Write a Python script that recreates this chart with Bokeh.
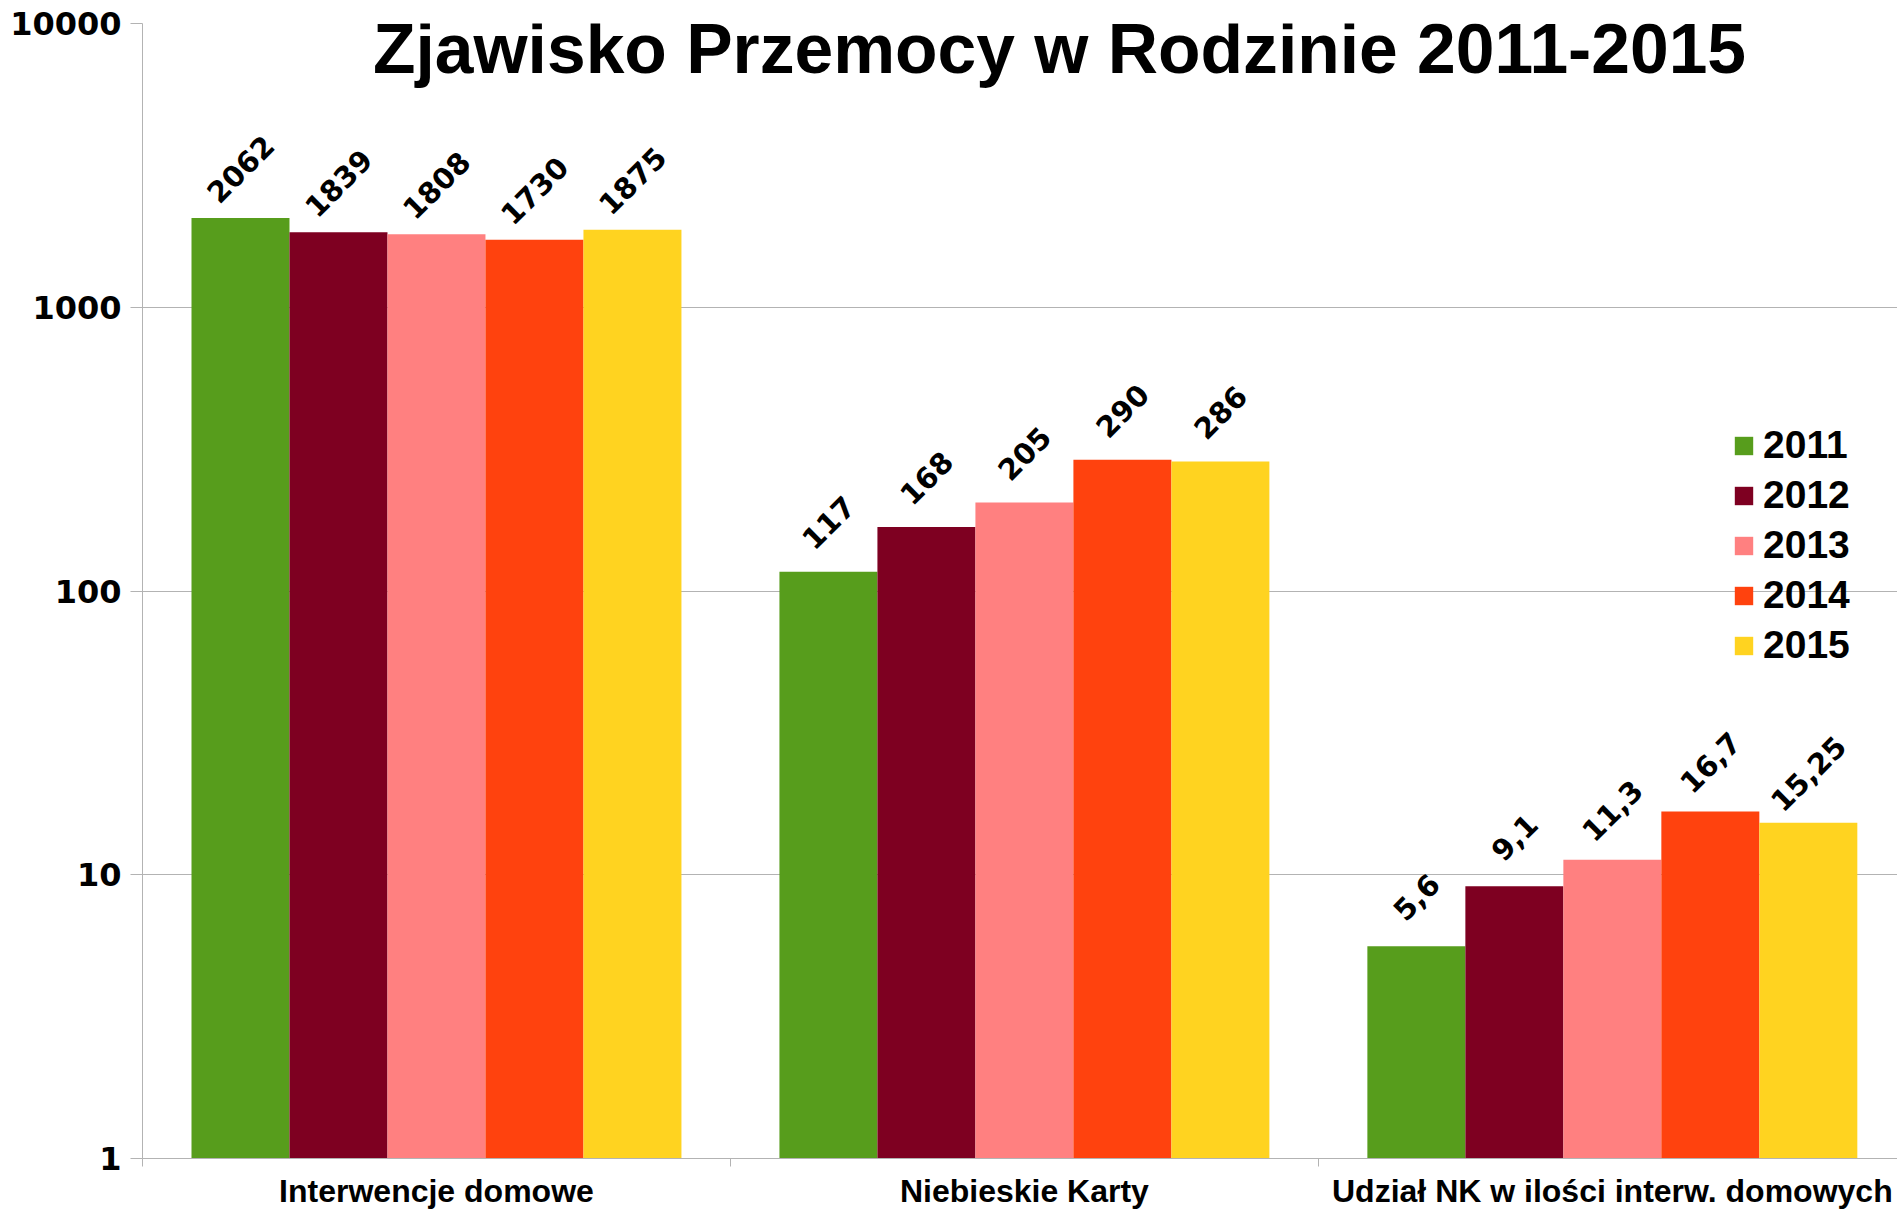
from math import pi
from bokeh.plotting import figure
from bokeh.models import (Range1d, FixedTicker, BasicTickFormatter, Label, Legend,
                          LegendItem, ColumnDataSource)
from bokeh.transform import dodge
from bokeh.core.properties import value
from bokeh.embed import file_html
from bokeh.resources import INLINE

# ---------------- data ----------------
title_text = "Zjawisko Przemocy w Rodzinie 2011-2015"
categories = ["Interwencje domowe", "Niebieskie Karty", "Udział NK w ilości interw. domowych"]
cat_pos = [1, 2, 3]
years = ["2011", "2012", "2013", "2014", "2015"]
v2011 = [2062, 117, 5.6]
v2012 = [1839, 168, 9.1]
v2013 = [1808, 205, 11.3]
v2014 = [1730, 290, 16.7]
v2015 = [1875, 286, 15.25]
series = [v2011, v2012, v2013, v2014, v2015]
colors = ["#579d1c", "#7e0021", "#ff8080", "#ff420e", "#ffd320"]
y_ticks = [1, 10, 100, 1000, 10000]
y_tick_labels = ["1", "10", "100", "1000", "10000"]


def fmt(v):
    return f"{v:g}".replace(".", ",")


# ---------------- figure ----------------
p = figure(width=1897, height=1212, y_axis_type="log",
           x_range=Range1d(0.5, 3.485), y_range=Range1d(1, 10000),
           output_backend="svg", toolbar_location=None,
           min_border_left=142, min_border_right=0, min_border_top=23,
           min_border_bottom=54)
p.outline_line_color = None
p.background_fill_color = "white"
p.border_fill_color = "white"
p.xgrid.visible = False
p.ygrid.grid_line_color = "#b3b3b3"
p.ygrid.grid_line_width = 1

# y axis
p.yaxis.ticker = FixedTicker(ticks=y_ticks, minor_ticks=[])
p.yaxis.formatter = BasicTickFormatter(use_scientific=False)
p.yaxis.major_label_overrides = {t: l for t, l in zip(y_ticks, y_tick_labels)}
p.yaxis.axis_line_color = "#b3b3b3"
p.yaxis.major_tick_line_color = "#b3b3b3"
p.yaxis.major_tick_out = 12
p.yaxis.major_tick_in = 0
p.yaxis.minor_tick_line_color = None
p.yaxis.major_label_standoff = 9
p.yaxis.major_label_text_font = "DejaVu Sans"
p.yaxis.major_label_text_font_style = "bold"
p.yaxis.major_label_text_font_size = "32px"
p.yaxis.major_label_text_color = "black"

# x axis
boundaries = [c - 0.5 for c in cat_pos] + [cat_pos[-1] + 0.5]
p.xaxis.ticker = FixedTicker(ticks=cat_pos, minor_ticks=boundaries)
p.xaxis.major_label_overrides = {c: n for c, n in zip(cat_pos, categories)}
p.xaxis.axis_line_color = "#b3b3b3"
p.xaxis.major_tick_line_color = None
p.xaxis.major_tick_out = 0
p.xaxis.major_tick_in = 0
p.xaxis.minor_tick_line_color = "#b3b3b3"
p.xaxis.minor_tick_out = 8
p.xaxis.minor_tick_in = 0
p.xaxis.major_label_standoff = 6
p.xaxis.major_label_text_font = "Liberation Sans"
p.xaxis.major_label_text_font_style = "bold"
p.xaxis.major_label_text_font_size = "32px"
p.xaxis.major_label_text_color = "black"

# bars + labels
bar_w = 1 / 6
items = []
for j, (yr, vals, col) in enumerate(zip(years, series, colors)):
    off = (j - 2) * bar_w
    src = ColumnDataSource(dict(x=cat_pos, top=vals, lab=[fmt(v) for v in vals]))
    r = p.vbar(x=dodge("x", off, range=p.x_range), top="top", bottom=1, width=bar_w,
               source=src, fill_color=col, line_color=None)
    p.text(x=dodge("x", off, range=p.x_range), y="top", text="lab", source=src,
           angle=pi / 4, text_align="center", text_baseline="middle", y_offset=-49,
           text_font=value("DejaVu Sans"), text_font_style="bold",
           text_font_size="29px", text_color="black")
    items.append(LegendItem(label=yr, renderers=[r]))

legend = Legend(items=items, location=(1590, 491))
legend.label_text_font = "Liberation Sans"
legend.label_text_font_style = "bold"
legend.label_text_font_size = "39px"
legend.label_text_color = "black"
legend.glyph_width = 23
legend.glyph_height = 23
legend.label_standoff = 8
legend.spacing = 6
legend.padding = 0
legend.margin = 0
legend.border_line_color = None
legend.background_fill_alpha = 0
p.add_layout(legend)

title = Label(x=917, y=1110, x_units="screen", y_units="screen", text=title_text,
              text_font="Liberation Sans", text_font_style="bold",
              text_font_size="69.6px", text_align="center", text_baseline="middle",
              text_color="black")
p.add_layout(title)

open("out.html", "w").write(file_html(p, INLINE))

* _TASK_:
Pictures stay out. Print the data exactly, from its first line through the line containing "from bokeh.resources import INLINE".

* _SOLUTION_:
Write a Python script that recreates this chart with Bokeh.
from math import pi
from bokeh.plotting import figure
from bokeh.models import (Range1d, FixedTicker, BasicTickFormatter, Label, Legend,
                          LegendItem, ColumnDataSource)
from bokeh.transform import dodge
from bokeh.core.properties import value
from bokeh.embed import file_html
from bokeh.resources import INLINE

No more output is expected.